Fast R-CNN

Authors: Ross Girshick
Affiliations: Microsoft Research

This paper proposes a Fast Region-Based Convolutional Neural Network method (Fast R-CNN) for object detection, which improves training and testing speed and increases detection accuracy compared to R-CNN.

The author points out three drawbacks of R-CNN:

  1. Training is a multi-stage pipeline.

  2. Training is expensive in space and time.

  3. Object detection is slow.

R-CNN is slow becuase it performs a ConvNet forward pass for each object proposal. Spatial pyramid pooling networks (SPPnets) were proposed to speed up R-CNN by sharing computation. Features are extracted for a proposal by max-pooling the portion of the feature map inside the proposal into a fixed-size output. However, there are two drawbacks of SPPnet:

  • Training is still a multi-stage pipeline.

  • Fine-tuning algorithm cannot update the convolutional layers that precede the spatial pyramid pooling.

Fast R-CNN

The figure below illustrates the Fast R-CNN architecture.

_images/fast-r-cnn-1.png

A Fast R-CNN network takes as input an entire image and a set of object proposals. The network first produce a conv feature map. Then, for each object proposal a RoI pooling layer extracts a fixed-length feature vector from the feature map. Each feature vector is fed into a sequence of fully connected layers that finally branch into two sibling output layers, which outputs the softmax probability of object classes and the refined bounding-box positions for each class.

RoI Pooling Layer

The RoI pooling layer uses max pooling to convert the features inside any RoI into a small feature map with a fixed size. RoI pooling works by dividing the \(h \times w\) RoI window into \(H \times W\) grid of sub-windows and then max-pooling the values in each sub-window.

Multi-Task loss

A Fast R-CNN network has two sibling output layers. The first ouptuts a discrete probability distribution, \(p = (p_0, \dots, p_K)\), over \(K + 1\) categories. The second outputs bounding-box regression offsets, \(t^k = (t_x^k, t_y^k, t_w^k, t_h^k)\), for each of the \(K\) object classes. Let the ground-truth class be \(u\) and the ground-truth bounding-box be \(v\).

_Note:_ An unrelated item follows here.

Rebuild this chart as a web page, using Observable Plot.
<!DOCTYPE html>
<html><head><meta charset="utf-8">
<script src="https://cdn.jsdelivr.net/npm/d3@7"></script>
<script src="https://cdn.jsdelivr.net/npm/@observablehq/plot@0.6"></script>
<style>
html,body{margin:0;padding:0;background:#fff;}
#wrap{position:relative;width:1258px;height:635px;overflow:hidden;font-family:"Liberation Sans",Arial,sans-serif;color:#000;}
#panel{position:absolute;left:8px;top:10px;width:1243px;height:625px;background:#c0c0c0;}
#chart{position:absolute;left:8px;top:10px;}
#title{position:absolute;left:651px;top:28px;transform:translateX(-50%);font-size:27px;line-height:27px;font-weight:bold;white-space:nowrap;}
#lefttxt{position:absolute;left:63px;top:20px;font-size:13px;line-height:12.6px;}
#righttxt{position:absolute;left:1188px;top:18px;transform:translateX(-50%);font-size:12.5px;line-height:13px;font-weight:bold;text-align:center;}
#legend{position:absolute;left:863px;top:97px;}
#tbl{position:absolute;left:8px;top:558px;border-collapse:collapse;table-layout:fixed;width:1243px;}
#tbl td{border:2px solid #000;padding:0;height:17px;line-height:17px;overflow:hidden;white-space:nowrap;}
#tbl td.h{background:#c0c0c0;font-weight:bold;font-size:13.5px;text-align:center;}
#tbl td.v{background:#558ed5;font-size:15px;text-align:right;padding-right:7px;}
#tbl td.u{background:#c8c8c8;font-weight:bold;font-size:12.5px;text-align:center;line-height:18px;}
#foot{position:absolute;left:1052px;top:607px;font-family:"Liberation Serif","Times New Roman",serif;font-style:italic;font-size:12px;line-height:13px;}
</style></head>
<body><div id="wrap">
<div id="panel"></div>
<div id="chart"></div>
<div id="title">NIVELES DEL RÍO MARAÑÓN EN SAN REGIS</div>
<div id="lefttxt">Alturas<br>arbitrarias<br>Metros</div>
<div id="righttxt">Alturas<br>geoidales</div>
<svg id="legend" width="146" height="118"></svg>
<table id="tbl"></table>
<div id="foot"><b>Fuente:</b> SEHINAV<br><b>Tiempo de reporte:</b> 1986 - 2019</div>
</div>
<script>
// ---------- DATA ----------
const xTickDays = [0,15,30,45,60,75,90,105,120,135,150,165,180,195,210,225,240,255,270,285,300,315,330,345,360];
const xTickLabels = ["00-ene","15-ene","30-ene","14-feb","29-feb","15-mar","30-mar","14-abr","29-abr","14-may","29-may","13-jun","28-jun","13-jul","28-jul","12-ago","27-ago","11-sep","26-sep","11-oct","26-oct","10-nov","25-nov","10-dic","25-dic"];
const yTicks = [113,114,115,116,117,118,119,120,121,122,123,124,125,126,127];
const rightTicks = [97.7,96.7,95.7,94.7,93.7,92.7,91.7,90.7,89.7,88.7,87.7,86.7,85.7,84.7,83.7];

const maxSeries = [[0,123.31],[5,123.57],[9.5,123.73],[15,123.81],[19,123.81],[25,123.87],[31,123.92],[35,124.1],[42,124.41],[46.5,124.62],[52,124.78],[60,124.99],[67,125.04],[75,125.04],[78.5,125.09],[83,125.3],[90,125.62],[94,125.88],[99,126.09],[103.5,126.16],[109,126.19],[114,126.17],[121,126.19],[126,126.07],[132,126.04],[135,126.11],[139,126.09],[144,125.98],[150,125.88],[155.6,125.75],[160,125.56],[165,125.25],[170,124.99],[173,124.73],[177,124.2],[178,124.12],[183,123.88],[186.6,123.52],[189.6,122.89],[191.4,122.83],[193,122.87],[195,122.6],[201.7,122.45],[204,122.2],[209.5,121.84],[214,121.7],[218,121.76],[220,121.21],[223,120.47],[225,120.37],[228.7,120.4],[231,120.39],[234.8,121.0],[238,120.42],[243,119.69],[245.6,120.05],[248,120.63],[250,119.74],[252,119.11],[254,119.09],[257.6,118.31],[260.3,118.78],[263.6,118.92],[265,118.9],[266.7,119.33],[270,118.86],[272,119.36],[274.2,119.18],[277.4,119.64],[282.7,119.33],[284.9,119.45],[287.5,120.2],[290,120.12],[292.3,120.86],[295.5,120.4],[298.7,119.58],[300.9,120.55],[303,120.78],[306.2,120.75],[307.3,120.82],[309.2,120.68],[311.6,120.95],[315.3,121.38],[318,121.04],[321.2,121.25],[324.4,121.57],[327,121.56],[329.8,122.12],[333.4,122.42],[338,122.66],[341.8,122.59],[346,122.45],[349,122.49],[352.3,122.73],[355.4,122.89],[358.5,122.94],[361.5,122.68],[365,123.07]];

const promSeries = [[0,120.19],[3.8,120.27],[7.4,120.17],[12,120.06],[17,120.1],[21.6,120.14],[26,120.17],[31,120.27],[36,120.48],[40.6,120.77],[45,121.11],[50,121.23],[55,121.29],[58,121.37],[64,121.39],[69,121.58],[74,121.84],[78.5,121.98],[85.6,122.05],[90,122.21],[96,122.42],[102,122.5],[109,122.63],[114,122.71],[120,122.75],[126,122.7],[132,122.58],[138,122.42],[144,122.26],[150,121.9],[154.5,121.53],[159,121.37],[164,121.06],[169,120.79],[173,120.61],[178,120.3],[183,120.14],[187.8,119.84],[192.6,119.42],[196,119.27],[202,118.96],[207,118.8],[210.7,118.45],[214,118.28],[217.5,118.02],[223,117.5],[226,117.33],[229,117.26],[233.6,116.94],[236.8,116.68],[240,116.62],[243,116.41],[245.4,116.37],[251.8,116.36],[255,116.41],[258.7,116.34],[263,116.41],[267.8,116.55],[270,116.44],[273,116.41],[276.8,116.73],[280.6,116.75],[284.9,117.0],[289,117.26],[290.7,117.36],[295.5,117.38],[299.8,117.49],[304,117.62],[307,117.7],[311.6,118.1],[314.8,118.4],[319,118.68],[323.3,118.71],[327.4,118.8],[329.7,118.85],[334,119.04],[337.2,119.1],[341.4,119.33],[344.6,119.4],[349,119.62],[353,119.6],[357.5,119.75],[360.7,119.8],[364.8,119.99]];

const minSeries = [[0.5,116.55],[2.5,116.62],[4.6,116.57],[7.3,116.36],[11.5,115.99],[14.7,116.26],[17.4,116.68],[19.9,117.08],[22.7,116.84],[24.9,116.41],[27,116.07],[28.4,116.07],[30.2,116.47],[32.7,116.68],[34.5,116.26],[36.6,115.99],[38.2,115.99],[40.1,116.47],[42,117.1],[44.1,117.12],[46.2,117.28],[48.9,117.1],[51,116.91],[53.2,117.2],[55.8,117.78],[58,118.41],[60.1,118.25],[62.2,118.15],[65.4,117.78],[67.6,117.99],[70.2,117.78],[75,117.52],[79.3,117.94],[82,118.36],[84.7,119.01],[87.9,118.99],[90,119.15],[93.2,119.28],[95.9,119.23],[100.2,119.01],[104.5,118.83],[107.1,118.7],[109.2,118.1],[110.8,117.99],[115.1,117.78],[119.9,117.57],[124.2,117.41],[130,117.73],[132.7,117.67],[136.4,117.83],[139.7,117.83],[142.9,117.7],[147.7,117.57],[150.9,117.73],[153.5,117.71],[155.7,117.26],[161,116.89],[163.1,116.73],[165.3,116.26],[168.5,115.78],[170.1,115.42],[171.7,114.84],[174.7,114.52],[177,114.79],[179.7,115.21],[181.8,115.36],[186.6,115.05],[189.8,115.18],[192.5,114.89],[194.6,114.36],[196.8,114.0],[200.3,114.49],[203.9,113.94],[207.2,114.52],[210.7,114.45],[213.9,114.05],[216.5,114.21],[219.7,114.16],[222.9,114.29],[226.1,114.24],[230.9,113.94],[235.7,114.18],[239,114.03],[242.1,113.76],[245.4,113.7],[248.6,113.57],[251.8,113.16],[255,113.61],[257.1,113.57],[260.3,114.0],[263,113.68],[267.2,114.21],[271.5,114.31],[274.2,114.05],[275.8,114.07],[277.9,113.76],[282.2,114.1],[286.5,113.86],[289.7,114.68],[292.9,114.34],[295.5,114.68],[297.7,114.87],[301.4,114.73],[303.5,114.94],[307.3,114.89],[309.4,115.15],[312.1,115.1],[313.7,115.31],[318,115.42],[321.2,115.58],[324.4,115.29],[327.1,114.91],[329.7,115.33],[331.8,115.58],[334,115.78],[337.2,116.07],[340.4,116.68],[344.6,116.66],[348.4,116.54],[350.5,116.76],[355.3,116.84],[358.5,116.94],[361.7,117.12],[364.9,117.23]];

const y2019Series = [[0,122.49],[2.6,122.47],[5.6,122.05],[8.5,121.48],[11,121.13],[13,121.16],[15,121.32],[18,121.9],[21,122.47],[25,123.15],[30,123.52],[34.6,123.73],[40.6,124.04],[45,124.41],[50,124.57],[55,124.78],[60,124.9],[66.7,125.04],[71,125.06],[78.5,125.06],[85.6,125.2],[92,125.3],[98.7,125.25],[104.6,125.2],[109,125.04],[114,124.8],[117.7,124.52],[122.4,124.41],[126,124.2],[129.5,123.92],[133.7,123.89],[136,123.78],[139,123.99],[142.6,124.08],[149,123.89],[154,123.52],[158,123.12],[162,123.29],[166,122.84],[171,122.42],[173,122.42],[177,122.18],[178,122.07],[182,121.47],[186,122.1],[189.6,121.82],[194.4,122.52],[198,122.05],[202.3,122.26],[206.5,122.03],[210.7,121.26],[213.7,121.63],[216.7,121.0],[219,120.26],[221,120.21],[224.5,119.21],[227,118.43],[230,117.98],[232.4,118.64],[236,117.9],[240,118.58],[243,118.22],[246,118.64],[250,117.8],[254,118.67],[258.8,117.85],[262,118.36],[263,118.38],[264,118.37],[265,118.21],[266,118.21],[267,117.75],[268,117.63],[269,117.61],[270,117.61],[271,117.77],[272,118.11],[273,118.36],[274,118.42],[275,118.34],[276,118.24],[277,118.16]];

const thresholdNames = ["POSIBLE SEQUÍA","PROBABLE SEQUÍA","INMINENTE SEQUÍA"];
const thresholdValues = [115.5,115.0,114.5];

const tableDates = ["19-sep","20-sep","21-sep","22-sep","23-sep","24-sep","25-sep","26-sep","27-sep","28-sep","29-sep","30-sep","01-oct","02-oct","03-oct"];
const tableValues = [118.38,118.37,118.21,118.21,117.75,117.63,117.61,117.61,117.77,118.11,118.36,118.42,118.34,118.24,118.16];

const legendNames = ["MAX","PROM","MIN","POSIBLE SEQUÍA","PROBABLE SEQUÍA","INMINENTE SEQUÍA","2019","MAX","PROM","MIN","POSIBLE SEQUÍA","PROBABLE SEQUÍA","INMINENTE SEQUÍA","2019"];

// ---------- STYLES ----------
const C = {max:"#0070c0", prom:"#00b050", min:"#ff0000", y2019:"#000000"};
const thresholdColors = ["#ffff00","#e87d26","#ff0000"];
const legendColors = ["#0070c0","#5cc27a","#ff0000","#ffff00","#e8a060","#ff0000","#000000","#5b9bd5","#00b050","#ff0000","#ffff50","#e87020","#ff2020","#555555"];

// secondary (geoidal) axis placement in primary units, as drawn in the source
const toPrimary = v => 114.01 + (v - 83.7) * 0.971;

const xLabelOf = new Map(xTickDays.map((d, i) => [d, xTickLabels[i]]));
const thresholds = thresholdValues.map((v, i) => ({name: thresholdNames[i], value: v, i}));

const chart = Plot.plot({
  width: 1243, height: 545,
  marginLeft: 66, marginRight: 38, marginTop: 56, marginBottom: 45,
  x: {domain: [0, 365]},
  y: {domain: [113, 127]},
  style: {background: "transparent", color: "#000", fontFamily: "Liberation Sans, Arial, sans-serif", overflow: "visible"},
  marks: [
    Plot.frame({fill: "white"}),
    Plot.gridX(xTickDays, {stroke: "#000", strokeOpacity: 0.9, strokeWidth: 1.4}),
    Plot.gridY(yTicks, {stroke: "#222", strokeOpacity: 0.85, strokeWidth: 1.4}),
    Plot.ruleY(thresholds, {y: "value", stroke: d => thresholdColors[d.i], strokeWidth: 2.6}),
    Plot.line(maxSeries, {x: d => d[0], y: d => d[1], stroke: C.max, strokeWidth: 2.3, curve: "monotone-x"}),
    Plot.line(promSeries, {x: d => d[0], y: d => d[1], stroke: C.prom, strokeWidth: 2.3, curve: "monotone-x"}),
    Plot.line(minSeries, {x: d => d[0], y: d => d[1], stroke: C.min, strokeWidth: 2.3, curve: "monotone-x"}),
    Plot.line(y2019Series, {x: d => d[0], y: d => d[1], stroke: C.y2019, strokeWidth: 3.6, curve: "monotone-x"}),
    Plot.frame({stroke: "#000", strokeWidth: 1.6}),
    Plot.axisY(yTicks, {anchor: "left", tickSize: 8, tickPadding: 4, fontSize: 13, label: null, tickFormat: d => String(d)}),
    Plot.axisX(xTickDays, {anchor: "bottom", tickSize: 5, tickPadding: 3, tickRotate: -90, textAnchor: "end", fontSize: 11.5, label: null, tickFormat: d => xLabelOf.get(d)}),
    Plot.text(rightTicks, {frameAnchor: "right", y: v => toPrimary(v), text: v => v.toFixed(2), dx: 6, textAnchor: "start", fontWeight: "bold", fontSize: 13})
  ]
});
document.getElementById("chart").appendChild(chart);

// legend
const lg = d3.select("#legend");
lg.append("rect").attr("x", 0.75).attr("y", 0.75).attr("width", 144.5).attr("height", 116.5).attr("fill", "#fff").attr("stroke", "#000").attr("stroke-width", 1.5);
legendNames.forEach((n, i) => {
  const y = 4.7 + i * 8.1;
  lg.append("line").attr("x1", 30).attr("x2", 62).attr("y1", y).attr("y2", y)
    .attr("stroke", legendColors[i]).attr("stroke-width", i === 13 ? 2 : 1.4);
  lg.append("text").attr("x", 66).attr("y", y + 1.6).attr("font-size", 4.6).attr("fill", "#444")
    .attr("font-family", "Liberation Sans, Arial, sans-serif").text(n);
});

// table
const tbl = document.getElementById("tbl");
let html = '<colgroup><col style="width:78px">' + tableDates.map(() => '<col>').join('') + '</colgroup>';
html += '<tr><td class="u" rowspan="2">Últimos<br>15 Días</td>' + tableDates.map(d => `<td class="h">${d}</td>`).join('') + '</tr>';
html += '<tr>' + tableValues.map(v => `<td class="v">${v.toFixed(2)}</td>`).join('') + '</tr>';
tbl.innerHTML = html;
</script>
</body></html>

A multi-task loss \(L\) is used to jointly train for classification and regression:

\[\begin{split}L(p, u, t^u, v) & = L_\text{cls}(p, u) + \lambda[u \geq 1]L_\text{loc}(t^u, v) \\ L_\text{cls}(p, u) & = -\log p_u \\ L_\text{loc}(t^u, v) & = \sum_{i \in \{x, y, w, h\}} \text{smooth}_{L_1}(t_i^u - v_i)\end{split}\]

in which

\[\begin{split}\text{smooth}_{L_1} (x) = \begin{cases} 0.5x^2 & \text{if } \lvert x \rvert < 1 \\ \lvert x \rvert - 0.5 & \text{otherwise}\end{cases}\end{split}\]

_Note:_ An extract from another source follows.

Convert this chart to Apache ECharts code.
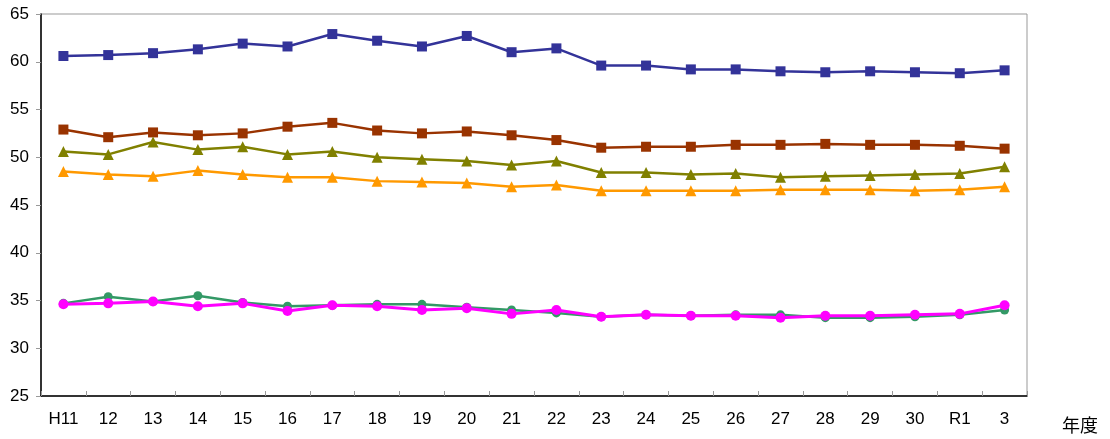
<!DOCTYPE html>
<html>
<head>
<meta charset="utf-8">
<script src="https://cdn.jsdelivr.net/npm/echarts@6/dist/echarts.min.js"></script>
<style>
  html, body { margin: 0; padding: 0; background: #fff; }
  #chart { width: 1110px; height: 439px; }
</style>
</head>
<body>
<div id="chart"></div>
<script>
// 年度 (H11 … R1, 3)
const years = ['H11', '12', '13', '14', '15', '16', '17', '18', '19', '20', '21',
  '22', '23', '24', '25', '26', '27', '28', '29', '30', 'R1', '3'];

// 値は図から読み取った概算
const navySquare = [60.6, 60.7, 60.9, 61.3, 61.9, 61.6, 62.9, 62.2, 61.6, 62.7, 61.0,
  61.4, 59.6, 59.6, 59.2, 59.2, 59.0, 58.9, 59.0, 58.9, 58.8, 59.1];
const brownSquare = [52.9, 52.1, 52.6, 52.3, 52.5, 53.2, 53.6, 52.8, 52.5, 52.7, 52.3,
  51.8, 51.0, 51.1, 51.1, 51.3, 51.3, 51.4, 51.3, 51.3, 51.2, 50.9];
const oliveTriangle = [50.6, 50.3, 51.6, 50.8, 51.1, 50.3, 50.6, 50.0, 49.8, 49.6, 49.2,
  49.6, 48.4, 48.4, 48.2, 48.3, 47.9, 48.0, 48.1, 48.2, 48.3, 49.0];
const orangeTriangle = [48.5, 48.2, 48.0, 48.6, 48.2, 47.9, 47.9, 47.5, 47.4, 47.3, 46.9,
  47.1, 46.5, 46.5, 46.5, 46.5, 46.6, 46.6, 46.6, 46.5, 46.6, 46.9];
const greenCircle = [34.7, 35.4, 34.9, 35.5, 34.8, 34.4, 34.5, 34.6, 34.6, 34.3, 34.0,
  33.7, 33.3, 33.5, 33.4, 33.5, 33.5, 33.2, 33.2, 33.3, 33.5, 34.0];
const magentaCircle = [34.6, 34.7, 34.9, 34.4, 34.7, 33.9, 34.5, 34.4, 34.0, 34.2, 33.6,
  34.0, 33.3, 33.5, 33.4, 33.4, 33.2, 33.4, 33.4, 33.5, 33.6, 34.5];

const FONT = '"Liberation Sans", Arial, sans-serif';

function line(data, color, symbol, size, width) {
  return {
    type: 'line',
    data,
    symbol,
    symbolSize: size,
    showSymbol: true,
    lineStyle: { color, width: width || 2.5 },
    itemStyle: { color, borderWidth: 0 },
    emphasis: { disabled: true },
    animation: false,
  };
}

const chart = echarts.init(document.getElementById('chart'), null, { renderer: 'canvas' });
chart.setOption({
  backgroundColor: '#fff',
  animation: false,
  grid: {
    left: 41, right: 83, top: 14, bottom: 43,
    show: true, borderColor: '#999', borderWidth: 1, backgroundColor: 'transparent',
  },
  xAxis: {
    type: 'category',
    data: years,
    boundaryGap: true,
    axisLine: { lineStyle: { color: '#000', width: 1.5 } },
    axisTick: { show: true, inside: true, length: 5, lineStyle: { color: '#999' } },
    axisLabel: { color: '#000', fontSize: 17, fontFamily: FONT, margin: 15 },
    splitLine: { show: false },
    name: '年度',
    nameLocation: 'end',
    nameGap: 35,
    nameTextStyle: {
      color: '#000', fontSize: 18, fontFamily: '"Noto Sans CJK JP", sans-serif',
      verticalAlign: 'top', padding: [20, 0, 0, 0],
    },
  },
  yAxis: {
    type: 'value',
    min: 25, max: 65, interval: 5,
    axisLine: { show: true, lineStyle: { color: '#000', width: 1.5 } },
    axisTick: { show: true, inside: false, length: 5, lineStyle: { color: '#999' } },
    axisLabel: { color: '#000', fontSize: 17, fontFamily: FONT, margin: 12 },
    splitLine: { show: false },
  },
  series: [
    line(navySquare, '#333399', 'rect', 10),
    line(brownSquare, '#993300', 'rect', 10),
    line(oliveTriangle, '#808000', 'triangle', 11),
    line(orangeTriangle, '#FF9900', 'triangle', 11),
    line(greenCircle, '#339966', 'circle', 9),
    line(magentaCircle, '#FF00FF', 'circle', 10, 3),
  ],
});
</script>
</body>
</html>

Truncated SVD for Faster detection

Large fully connected layers are easily accelerated by compressing them with truncated SVD. A simple fully connected layer with weight \(W\) is replaced by two fully connected layers with weights \(\Sigma_tV^\top\) and \(U\).

Results

The authors report SOTA results on VOC07, 2010, and 2012.

The authors also present detailed experiments in the multi-task training, scale invariance, number of proposals, and etc.